▶ Exercise goal:
Leaving out every picture, quote the data below exactly as it appears.

▶ Supplied material:
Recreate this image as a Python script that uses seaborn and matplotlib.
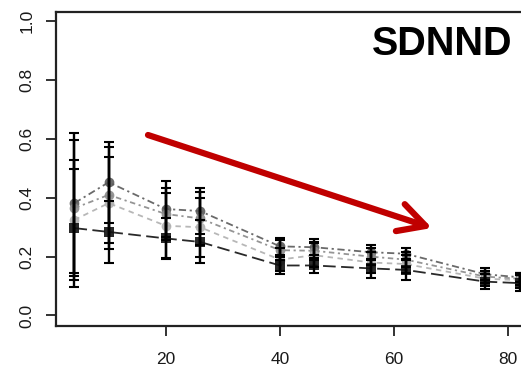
import matplotlib
matplotlib.use("Agg")
import matplotlib.pyplot as plt
import numpy as np
import pandas as pd
import seaborn as sns

# Sampling positions
x_vals = [4, 10, 20, 26, 40, 46, 56, 62, 76, 82]

# Series means
mean_a = [0.382, 0.453, 0.362, 0.355, 0.235, 0.232, 0.215, 0.210, 0.140, 0.130]
mean_b = [0.365, 0.410, 0.345, 0.330, 0.222, 0.220, 0.200, 0.190, 0.132, 0.125]
mean_c = [0.325, 0.382, 0.305, 0.300, 0.190, 0.205, 0.180, 0.175, 0.125, 0.120]
mean_d = [0.297, 0.284, 0.262, 0.250, 0.170, 0.170, 0.160, 0.155, 0.115, 0.110]

# Standard deviations
sd_a = [0.238, 0.137, 0.094, 0.079, 0.030, 0.028, 0.025, 0.018, 0.020, 0.015]
sd_b = [0.232, 0.163, 0.090, 0.090, 0.035, 0.030, 0.030, 0.025, 0.020, 0.020]
sd_c = [0.204, 0.157, 0.110, 0.100, 0.040, 0.040, 0.035, 0.030, 0.025, 0.025]
sd_d = [0.200, 0.106, 0.070, 0.073, 0.030, 0.027, 0.033, 0.034, 0.025, 0.026]

series_names = ["A", "B", "C", "D"]
x_ticks = [20, 40, 60, 80]
y_ticks = [0.0, 0.2, 0.4, 0.6, 0.8, 1.0]
y_tick_labels = ["0.0", "0.2", "0.4", "0.6", "0.8", "1.0"]
title_text = "SDNND"

means = {"A": mean_a, "B": mean_b, "C": mean_c, "D": mean_d}
sds = {"A": sd_a, "B": sd_b, "C": sd_c, "D": sd_d}

df = pd.concat(
    [pd.DataFrame({"x": x_vals, "y": means[s], "sd": sds[s], "series": s})
     for s in series_names],
    ignore_index=True,
)

sns.set_style("ticks")
plt.rcParams["font.family"] = ["Liberation Sans", "DejaVu Sans"]

W, H = 521, 372
fig = plt.figure(figsize=(W / 100, H / 100), dpi=100)

# axes box in pixel coordinates (left, top, right, bottom)
left_px, top_px, right_px, bottom_px = 56, 11.7, 531, 326
ax = fig.add_axes([left_px / W, 1 - bottom_px / H,
                   (right_px - left_px) / W, (bottom_px - top_px) / H])

palette = {"A": "#5a5a5a", "B": "#8a8a8a", "C": "#b0b0b0", "D": "#111111"}
dashes = {"A": (4, 2, 1.2, 2), "B": (3, 2, 1.2, 2), "C": (3, 2.5), "D": (7, 3)}
markers = {"A": "o", "B": "o", "C": "o", "D": "s"}

sns.lineplot(
    data=df, x="x", y="y", hue="series", style="series",
    palette=palette, dashes=dashes, markers=markers,
    markersize=7, markeredgewidth=0, linewidth=1.3,
    legend=False, ax=ax, zorder=2, alpha=0.9,
)

for s in series_names:
    sub = df[df["series"] == s]
    ax.errorbar(sub["x"], sub["y"], yerr=sub["sd"], fmt="none",
                ecolor="black", elinewidth=1.7, capsize=3.5,
                capthick=1.5, zorder=3)

ax.set_xlim(0.77, 83.97)
ax.set_ylim(-0.0357, 1.0326)
ax.set_xticks(x_ticks)
ax.set_xticklabels([str(t) for t in x_ticks])
ax.set_yticks(y_ticks)
ax.set_yticklabels(y_tick_labels, rotation=90, va="center")
ax.tick_params(axis="both", direction="out", length=7.5, width=1.3,
               color="#222222", labelsize=12.5, labelcolor="#1a1a1a")
ax.tick_params(axis="x", pad=11)
ax.tick_params(axis="y", pad=8)
ax.set_xlabel("")
ax.set_ylabel("")
for sp in ax.spines.values():
    sp.set_visible(True)
    sp.set_linewidth(1.6)
    sp.set_color("#222222")

fig.text(372 / W, 1 - 55 / H, title_text, fontsize=28.5, fontweight="bold",
         ha="left", va="baseline", color="black")

# trend arrow
ax.annotate(
    "", xy=(432 / W, 1 - 228 / H), xytext=(148 / W, 1 - 135 / H),
    xycoords="figure fraction", textcoords="figure fraction",
    arrowprops=dict(arrowstyle="->,head_length=0.32,head_width=0.17",
                    mutation_scale=60, color="#c00000", lw=4.5,
                    shrinkA=0, shrinkB=0),
    zorder=5,
)

fig.savefig("out.png", dpi=100)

▶ Completed task:
Recreate this image as a Python script that uses seaborn and matplotlib.
import matplotlib
matplotlib.use("Agg")
import matplotlib.pyplot as plt
import numpy as np
import pandas as pd
import seaborn as sns

# Sampling positions
x_vals = [4, 10, 20, 26, 40, 46, 56, 62, 76, 82]

# Series means
mean_a = [0.382, 0.453, 0.362, 0.355, 0.235, 0.232, 0.215, 0.210, 0.140, 0.130]
mean_b = [0.365, 0.410, 0.345, 0.330, 0.222, 0.220, 0.200, 0.190, 0.132, 0.125]
mean_c = [0.325, 0.382, 0.305, 0.300, 0.190, 0.205, 0.180, 0.175, 0.125, 0.120]
mean_d = [0.297, 0.284, 0.262, 0.250, 0.170, 0.170, 0.160, 0.155, 0.115, 0.110]

# Standard deviations
sd_a = [0.238, 0.137, 0.094, 0.079, 0.030, 0.028, 0.025, 0.018, 0.020, 0.015]
sd_b = [0.232, 0.163, 0.090, 0.090, 0.035, 0.030, 0.030, 0.025, 0.020, 0.020]
sd_c = [0.204, 0.157, 0.110, 0.100, 0.040, 0.040, 0.035, 0.030, 0.025, 0.025]
sd_d = [0.200, 0.106, 0.070, 0.073, 0.030, 0.027, 0.033, 0.034, 0.025, 0.026]

series_names = ["A", "B", "C", "D"]
x_ticks = [20, 40, 60, 80]
y_ticks = [0.0, 0.2, 0.4, 0.6, 0.8, 1.0]
y_tick_labels = ["0.0", "0.2", "0.4", "0.6", "0.8", "1.0"]
title_text = "SDNND"

means = {"A": mean_a, "B": mean_b, "C": mean_c, "D": mean_d}
sds = {"A": sd_a, "B": sd_b, "C": sd_c, "D": sd_d}

df = pd.concat(
    [pd.DataFrame({"x": x_vals, "y": means[s], "sd": sds[s], "series": s})
     for s in series_names],
    ignore_index=True,
)

sns.set_style("ticks")
plt.rcParams["font.family"] = ["Liberation Sans", "DejaVu Sans"]

W, H = 521, 372
fig = plt.figure(figsize=(W / 100, H / 100), dpi=100)

# axes box in pixel coordinates (left, top, right, bottom)
left_px, top_px, right_px, bottom_px = 56, 11.7, 531, 326
ax = fig.add_axes([left_px / W, 1 - bottom_px / H,
                   (right_px - left_px) / W, (bottom_px - top_px) / H])

palette = {"A": "#5a5a5a", "B": "#8a8a8a", "C": "#b0b0b0", "D": "#111111"}
dashes = {"A": (4, 2, 1.2, 2), "B": (3, 2, 1.2, 2), "C": (3, 2.5), "D": (7, 3)}
markers = {"A": "o", "B": "o", "C": "o", "D": "s"}

sns.lineplot(
    data=df, x="x", y="y", hue="series", style="series",
    palette=palette, dashes=dashes, markers=markers,
    markersize=7, markeredgewidth=0, linewidth=1.3,
    legend=False, ax=ax, zorder=2, alpha=0.9,
)

for s in series_names:
    sub = df[df["series"] == s]
    ax.errorbar(sub["x"], sub["y"], yerr=sub["sd"], fmt="none",
                ecolor="black", elinewidth=1.7, capsize=3.5,
                capthick=1.5, zorder=3)

ax.set_xlim(0.77, 83.97)
ax.set_ylim(-0.0357, 1.0326)
ax.set_xticks(x_ticks)
ax.set_xticklabels([str(t) for t in x_ticks])
ax.set_yticks(y_ticks)
ax.set_yticklabels(y_tick_labels, rotation=90, va="center")
ax.tick_params(axis="both", direction="out", length=7.5, width=1.3,
               color="#222222", labelsize=12.5, labelcolor="#1a1a1a")
ax.tick_params(axis="x", pad=11)
ax.tick_params(axis="y", pad=8)
ax.set_xlabel("")
ax.set_ylabel("")
for sp in ax.spines.values():
    sp.set_visible(True)
    sp.set_linewidth(1.6)
    sp.set_color("#222222")

fig.text(372 / W, 1 - 55 / H, title_text, fontsize=28.5, fontweight="bold",
         ha="left", va="baseline", color="black")

# trend arrow
ax.annotate(
    "", xy=(432 / W, 1 - 228 / H), xytext=(148 / W, 1 - 135 / H),
    xycoords="figure fraction", textcoords="figure fraction",
    arrowprops=dict(arrowstyle="->,head_length=0.32,head_width=0.17",
                    mutation_scale=60, color="#c00000", lw=4.5,
                    shrinkA=0, shrinkB=0),
    zorder=5,
)

fig.savefig("out.png", dpi=100)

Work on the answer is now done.